Face à la crise de l’intermittence, Henri Texier avoue d’ailleurs ses craintes pour l’avenir. “ Beaucoup de jeunes et bons musiciens sortent des écoles : où vont-ils pouvoir s’exprimer demain ?, comment vont-ils pouvoir vivre de leur métier ? Quand je regarde en arrière et compare à l’aujourd’hui, on ne trouve pas plus de boîtes ou de clubs de jazz. Hier, on y passait plusieurs semaines d’affilée, aujourd’hui c’est au maximum deux ou trois concerts pour les musiciens de notoriété ”. Yonnel Liégeois

2 Commentaires

Classé dans Musique et chanson, Rencontres

2 réponses à “Texier, le swing sous le bonnet

  1. HARIVEL

    Merci d’avoir ravivé ma mémoire. Que de souvenirs à l’époque où je trainais dans les clubs parisiens… Quel grand artiste, monsieur Texier, bravo !
    Une remarque : Ce n’est pas la crise de l’intermittence mais la crise de rire ! Le ministère de la Culture a vu pour la première fois son budget baissé, qu’est-ce qu’on rigole ! Sans un budget conséquent de l’état et des collectivités territoriales, les artistes n’auront plus assez de travail et de ce fait plus assez d’heures déclarées pour prétendre aux allocations chômage.
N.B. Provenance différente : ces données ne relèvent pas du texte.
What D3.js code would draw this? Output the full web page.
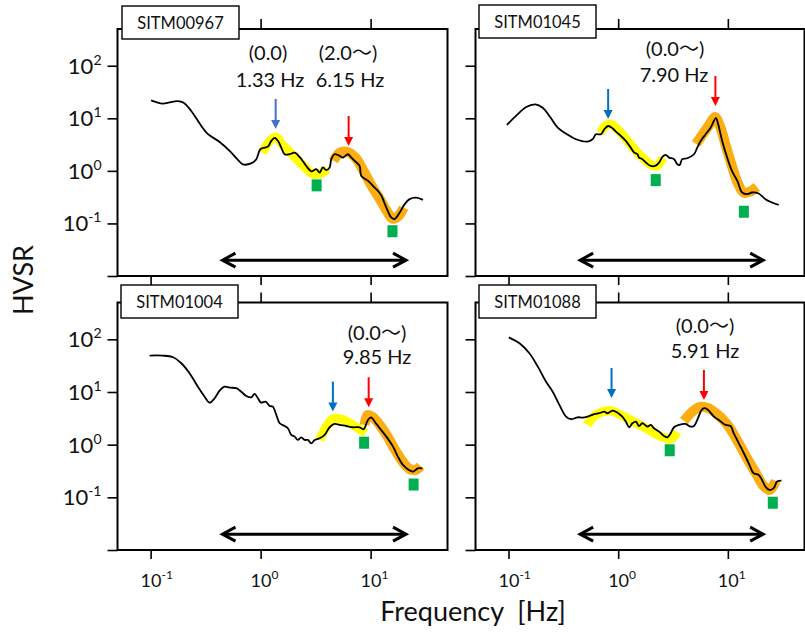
<!DOCTYPE html>
<html><head><meta charset="utf-8">
<script src="https://cdn.jsdelivr.net/npm/d3@7"></script>
<style>body{margin:0;background:#fff}svg{display:block}</style>
</head><body>
<script>
// ---------- DATA ----------
const stations = ["SITM00967", "SITM01045", "SITM01004", "SITM01088"];
const xTicks = [0.1, 1, 10];
const xTickExp = ["-1", "0", "1"];
const yTicks = [0.01, 0.1, 1, 10, 100];
const yLabelTicks = [0.1, 1, 10, 100];
const yTickExp = ["-1", "0", "1", "2"];

// SITM00967
const freq967 = [0.101,0.129,0.176,0.20,0.234,0.289,0.330,0.424,0.523,0.622,0.690,0.828,0.914,0.994,1.087,1.165,1.25,1.34,1.44,1.54,1.65,1.83,2.04,2.26,2.60,2.89,3.21,3.44,3.68,3.95,4.24,4.39,4.71,5.22,5.60,6.22,6.68,7.16,7.94,8.23,9.45,10.5,11.6,12.5,13.9,15.4,16.5,18.4,20.4,22.6,26.0,29.9];
const hvsr967 = [22.0,19.1,21.3,19.8,13.8,7.14,5.04,3.55,2.40,1.62,1.33,1.40,1.67,2.58,2.77,2.89,3.71,4.23,3.71,2.77,2.07,2.07,2.22,1.84,1.24,0.98,1.08,0.93,1.16,1.03,1.16,1.67,2.07,1.93,1.79,2.07,1.79,1.55,1.24,0.80,0.65,0.52,0.42,0.34,0.20,0.13,0.121,0.162,0.233,0.29,0.31,0.28];
const yellowF967 = [1.04,1.21,1.37,1.62,2.04,2.51,2.97,3.44,4.06];
const yellowH967 = [2.20,3.71,4.42,2.98,1.84,1.19,0.877,0.877,1.09];
const orangeF967 = [4.61,5.22,6.18,7.31,8.63,10.2,12.1,14.0,15.8,18.0,19.95];
const orangeH967 = [1.55,2.20,2.29,1.76,1.0,0.52,0.294,0.174,0.123,0.14,0.199];

// SITM01045
const freq1045 = [0.0966,0.117,0.145,0.176,0.205,0.236,0.281,0.335,0.412,0.526,0.584,0.627,0.697,0.746,0.811,0.888,0.953,1.06,1.175,1.30,1.40,1.50,1.55,1.66,1.79,1.98,2.17,2.36,2.53,2.71,2.91,3.23,3.46,3.64,3.84,4.27,4.91,5.26,5.65,6.27,6.96,7.78,8.16,8.88,9.86,10.9,12.2,13.5,15.0,16.6,19.1,22.0,25.3,29.1];
const hvsr1045 = [7.46,11.1,16.4,18.4,15.9,11.1,6.64,5.10,4.0,3.60,4.0,4.97,4.97,6.18,7.14,6.46,5.57,4.61,3.71,2.77,2.22,2.07,1.79,1.67,1.44,1.24,1.24,1.44,1.84,2.01,1.79,1.67,1.34,1.30,1.67,1.74,2.07,2.77,3.71,4.97,6.64,10.1,7.69,3.71,1.79,1.0,0.646,0.388,0.361,0.388,0.371,0.29,0.25,0.226];
const yellowF1045 = [0.686,0.762,0.846,0.979,1.16,1.40,1.72,2.0,2.26,2.57];
const yellowH1045 = [5.26,7.14,7.80,6.27,4.23,2.61,1.69,1.30,1.24,1.76];
const orangeF1045 = [5.12,5.93,6.86,7.62,8.46,9.59,10.9,12.3,14.0,15.8,18.4];
const orangeH1045 = [3.25,5.04,7.80,10.6,7.14,2.98,1.24,0.592,0.383,0.40,0.497];

// SITM01004
const freq1004 = [0.098,0.129,0.160,0.190,0.226,0.269,0.310,0.344,0.382,0.424,0.471,0.523,0.601,0.668,0.741,0.823,0.882,0.945,1.01,1.11,1.21,1.29,1.39,1.49,1.65,1.77,1.90,2.04,2.18,2.34,2.51,2.69,2.89,3.10,3.44,3.82,4.24,4.71,5.22,6.01,6.90,7.94,8.63,9.45,10.1,10.9,12.1,13.9,16.0,17.7,19.7,21.8,24.3,26.9,29.5];
const hvsr1004 = [49.0,49.0,45.6,35.1,22.7,12.6,8.15,6.27,7.6,10.6,12.6,12.1,11.8,10.1,8.41,7.94,9.18,7.6,6.27,6.55,5.43,5.27,3.66,2.55,2.26,2.05,1.53,1.42,1.23,1.38,1.23,1.23,1.06,1.23,1.32,1.53,2.14,2.47,2.37,2.26,2.14,2.14,1.96,2.94,3.31,2.73,2.05,1.42,0.916,0.592,0.412,0.341,0.307,0.356,0.356];
const yellowF1004 = [3.44,3.90,4.51,5.34,6.44,7.62,9.01];
const yellowH1004 = [1.23,2.08,3.08,3.08,2.58,2.08,1.67];
const orangeF1004 = [8.82,9.39,10.4,12.1,14.3,16.9,19.95,22.6,25.7,28.5];
const orangeH1004 = [2.37,3.66,3.36,2.37,1.40,0.759,0.449,0.346,0.331,0.394];

// SITM01088
const freq1088 = [0.1006,0.126,0.155,0.185,0.220,0.253,0.291,0.335,0.372,0.427,0.473,0.526,0.605,0.672,0.746,0.80,0.888,0.986,1.09,1.175,1.26,1.35,1.45,1.55,1.66,1.85,1.98,2.12,2.36,2.62,2.81,3.01,3.23,3.59,4.12,4.58,4.91,5.26,5.84,6.27,6.82,7.46,8.28,9.53,10.6,11.3,12.6,14.0,15.5,17.2,19.1,20.5,22.0,23.9,26.2,28.1,30.8];
const hvsr1088 = [109,84.1,54.3,30.3,15.7,10.1,5.68,3.40,3.04,3.31,3.26,3.40,3.78,3.95,4.24,3.95,4.42,4.05,3.40,2.73,2.14,2.55,2.73,2.26,2.55,2.20,2.37,2.05,1.77,1.46,1.38,1.65,2.14,2.37,2.47,2.20,2.26,2.94,4.70,4.91,4.24,3.40,2.94,2.37,2.26,1.65,1.06,0.687,0.443,0.286,0.266,0.214,0.16,0.138,0.149,0.199,0.207];
const yellowF1088 = [0.523,0.605,0.716,0.864,1.06,1.40,1.91,2.51,3.03,3.44];
const yellowH1088 = [2.37,3.51,4.18,4.36,3.66,2.70,1.90,1.40,1.28,1.74];
const orangeF1088 = [3.98,4.71,5.56,6.58,7.94,9.79,12.1,14.9,18.4,21.2,24.1,27.3];
const orangeH1088 = [2.82,4.18,5.20,4.98,3.83,2.47,1.23,0.559,0.266,0.164,0.138,0.205];

// annotations
const topNotes = [["(0.0)", "(2.0\u301C)"], ["(0.0\u301C)"], ["(0.0\u301C)"], ["(0.0\u301C)"]];
const freqNotes = [["1.33 Hz", "6.15 Hz"], ["7.90 Hz"], ["9.85 Hz"], ["5.91 Hz"]];
const blueArrowF = [1.37, 0.81, 4.54, 0.87];
const blueArrowH = [6.27, 9.7, 4.24, 7.7];
const redArrowF = [6.31, 7.7, 9.6, 6.05];
const redArrowH = [2.98, 17.1, 5.13, 7.06];
const troughF = [[3.23, 15.8], [2.20, 14.0], [8.73, 24.6], [2.95, 25.7]];
const troughH = [[0.53, 0.071], [0.667, 0.167], [1.09, 0.175], [0.783, 0.079]];
const rangeF = [0.45, 21];
const rangeH = 0.02;

const curves = [
  {f: freq967, h: hvsr967, yf: yellowF967, yh: yellowH967, of: orangeF967, oh: orangeH967},
  {f: freq1045, h: hvsr1045, yf: yellowF1045, yh: yellowH1045, of: orangeF1045, oh: orangeH1045},
  {f: freq1004, h: hvsr1004, yf: yellowF1004, yh: yellowH1004, of: orangeF1004, oh: orangeH1004},
  {f: freq1088, h: hvsr1088, yf: yellowF1088, yh: yellowH1088, of: orangeF1088, oh: orangeH1088}
];

// ---------- LAYOUT ----------
const layout = [
  {x0: 117.5, x1: 447.5, y0: 29, y1: 276, yLabels: true, xLabels: false,
   box: [122, 6], notes: [[268, 60, 270, 87], [348, 60, 350, 87]], blue: "#4472c4"},
  {x0: 475.5, x1: 804.5, y0: 29, y1: 276, yLabels: false, xLabels: false,
   box: [479, 5], notes: [[675, 56, 674, 82]], blue: "#0070c0"},
  {x0: 117.5, x1: 447.5, y0: 302.5, y1: 550, yLabels: true, xLabels: true,
   box: [121, 285], notes: [[377, 340, 377, 364]], blue: "#0070c0"},
  {x0: 475.5, x1: 804.5, y0: 302.5, y1: 550, yLabels: false, xLabels: true,
   box: [479, 285], notes: [[705, 333, 705, 358]], blue: "#0070c0"}
];
const FONT = "Lato, 'Noto Sans CJK JP', sans-serif";

const svg = d3.select("body").append("svg").attr("width", 805).attr("height", 639)
  .style("font-family", FONT);

layout.forEach((L, i) => {
  const x = d3.scaleLog().domain([0.05, 50]).range([L.x0, L.x1]);
  const y = d3.scaleLog().domain([0.01, 500]).range([L.y1, L.y0]);
  const g = svg.append("g");
  const c = curves[i];

  // axes ticks
  const axB = g.append("g").attr("transform", `translate(0,${L.y1})`)
    .call(d3.axisBottom(x).tickValues(xTicks).tickSize(9).tickFormat(""));
  const axT = g.append("g").attr("transform", `translate(0,${L.y0})`)
    .call(d3.axisTop(x).tickValues(xTicks).tickSize(10).tickFormat(""));
  const axL = g.append("g").attr("transform", `translate(${L.x0},0)`)
    .call(d3.axisLeft(y).tickValues(yTicks).tickSize(10).tickFormat(""));
  [axB, axT, axL].forEach(a => {
    a.select(".domain").remove();
    a.selectAll("line").attr("stroke", "#000").attr("stroke-width", 1.6);
  });

  // frame
  g.append("rect").attr("x", L.x0).attr("y", L.y0)
    .attr("width", L.x1 - L.x0).attr("height", L.y1 - L.y0)
    .attr("fill", "none").attr("stroke", "#000").attr("stroke-width", 2);

  // y labels
  if (L.yLabels) {
    yLabelTicks.forEach((v, k) => {
      const t = g.append("text").attr("x", L.x0 - 16).attr("y", y(v) + 8)
        .attr("text-anchor", "end").attr("font-size", 22).attr("fill", "#111");
      t.append("tspan").text("10");
      t.append("tspan").attr("dy", -9).attr("font-size", 14).text(yTickExp[k]);
    });
  }
  if (L.xLabels) {
    xTicks.forEach((v, k) => {
      const t = g.append("text").attr("x", x(v) - 10).attr("y", L.y1 + 37)
        .attr("font-size", 18).attr("fill", "#111");
      t.append("tspan").text("10");
      t.append("tspan").attr("dy", -8).attr("font-size", 12).text(xTickExp[k]);
    });
  }

  // highlight bands
  const line = d3.line().x(d => x(d[0])).y(d => y(d[1])).curve(d3.curveCatmullRom.alpha(0.5));
  g.append("path").attr("d", line(d3.zip(c.yf, c.yh)))
    .attr("fill", "none").attr("stroke", "#ffff00").attr("stroke-width", 9);
  g.append("path").attr("d", line(d3.zip(c.of, c.oh)))
    .attr("fill", "none").attr("stroke", "#fbad12").attr("stroke-width", 10);
  // HVSR curve
  g.append("path").attr("d", line(d3.zip(c.f, c.h)))
    .attr("fill", "none").attr("stroke", "#000").attr("stroke-width", 1.8)
    .attr("stroke-linejoin", "round");

  // trough markers
  troughF[i].forEach((f, k) => {
    g.append("rect").attr("x", x(f) - 5).attr("y", y(troughH[i][k]) - 6)
      .attr("width", 10).attr("height", 12).attr("fill", "#00b050");
  });

  // peak arrows
  function arrow(fx, hv, col) {
    const ax = x(fx), ay = y(hv);
    g.append("line").attr("x1", ax).attr("x2", ax).attr("y1", ay - 30).attr("y2", ay - 7)
      .attr("stroke", col).attr("stroke-width", 2);
    g.append("path").attr("d", `M${ax - 4.5},${ay - 9}L${ax + 4.5},${ay - 9}L${ax},${ay}Z`).attr("fill", col);
  }
  arrow(blueArrowF[i], blueArrowH[i], L.blue);
  arrow(redArrowF[i], redArrowH[i], "#ff0000");

  // frequency range double arrow
  const ra = x(rangeF[0]), rb = x(rangeF[1]), ry = y(rangeH);
  g.append("line").attr("x1", ra + 1).attr("x2", rb - 1).attr("y1", ry).attr("y2", ry)
    .attr("stroke", "#000").attr("stroke-width", 3);
  g.append("path").attr("d", `M${ra + 13},${ry - 7}L${ra},${ry}L${ra + 13},${ry + 7}`)
    .attr("fill", "none").attr("stroke", "#000").attr("stroke-width", 3);
  g.append("path").attr("d", `M${rb - 13},${ry - 7}L${rb},${ry}L${rb - 13},${ry + 7}`)
    .attr("fill", "none").attr("stroke", "#000").attr("stroke-width", 3);

  // annotations
  L.notes.forEach((n, k) => {
    g.append("text").attr("x", n[0]).attr("y", n[1]).attr("text-anchor", "middle")
      .attr("font-size", 20).attr("fill", "#111").text(topNotes[i][k]);
    g.append("text").attr("x", n[2]).attr("y", n[3]).attr("text-anchor", "middle")
      .attr("font-size", 20).attr("fill", "#111").text(freqNotes[i][k]);
  });

  // station label box
  g.append("rect").attr("x", L.box[0]).attr("y", L.box[1]).attr("width", 117).attr("height", 33)
    .attr("fill", "#fff").attr("stroke", "#000").attr("stroke-width", 1.4);
  g.append("text").attr("x", L.box[0] + 58.5).attr("y", L.box[1] + 23).attr("text-anchor", "middle")
    .attr("font-size", 16.5).attr("fill", "#111").text(stations[i]);
});

// axis titles
svg.append("text").attr("transform", "translate(33,280) rotate(-90)")
  .attr("text-anchor", "middle").attr("font-size", 27).attr("fill", "#111").text("HVSR");
svg.append("text").attr("x", 473).attr("y", 621).attr("text-anchor", "middle")
  .attr("font-size", 27).attr("fill", "#111").attr("xml:space", "preserve").style("white-space", "pre")
  .text("Frequency  [Hz]");
</script>
</body></html>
Nous verrons alors que l’intermittence n’a plus lieu d’être et le patronat fera tout pour supprimer ces annexes 8 et 10 qui participent pourtant à l’exception culturelle de notre pays.

    • Cher ami,
      Je suis bien d’accord avec vous : l’expression « crise de l’intermittence » est malvenue, une formule dont il vaut mieux rire ! Votre commentaire, en tout cas, place la question au coeur de la problématique dont Chantiers de culture tente de se faire l’écho : musiciens, artistes et comédiens ne sont pas de purs génies qui créent entre amour et eau fraîche, ils sont aussi des travailleurs comme tous les autres ! Avec un Code du travail pour garantir leurs droits, une juste rémunération pour vivre et non survivre lorsqu’ils sont dans le temps de la création et pas encore dans la représentation. Aussi, je partage pleinement votre point de vue sur la pérennité essentielle des annexes 8 et 10, qui régissent leur statut de salarié, concrétisation emblématique de l’exception culturelle à la française. Y.L.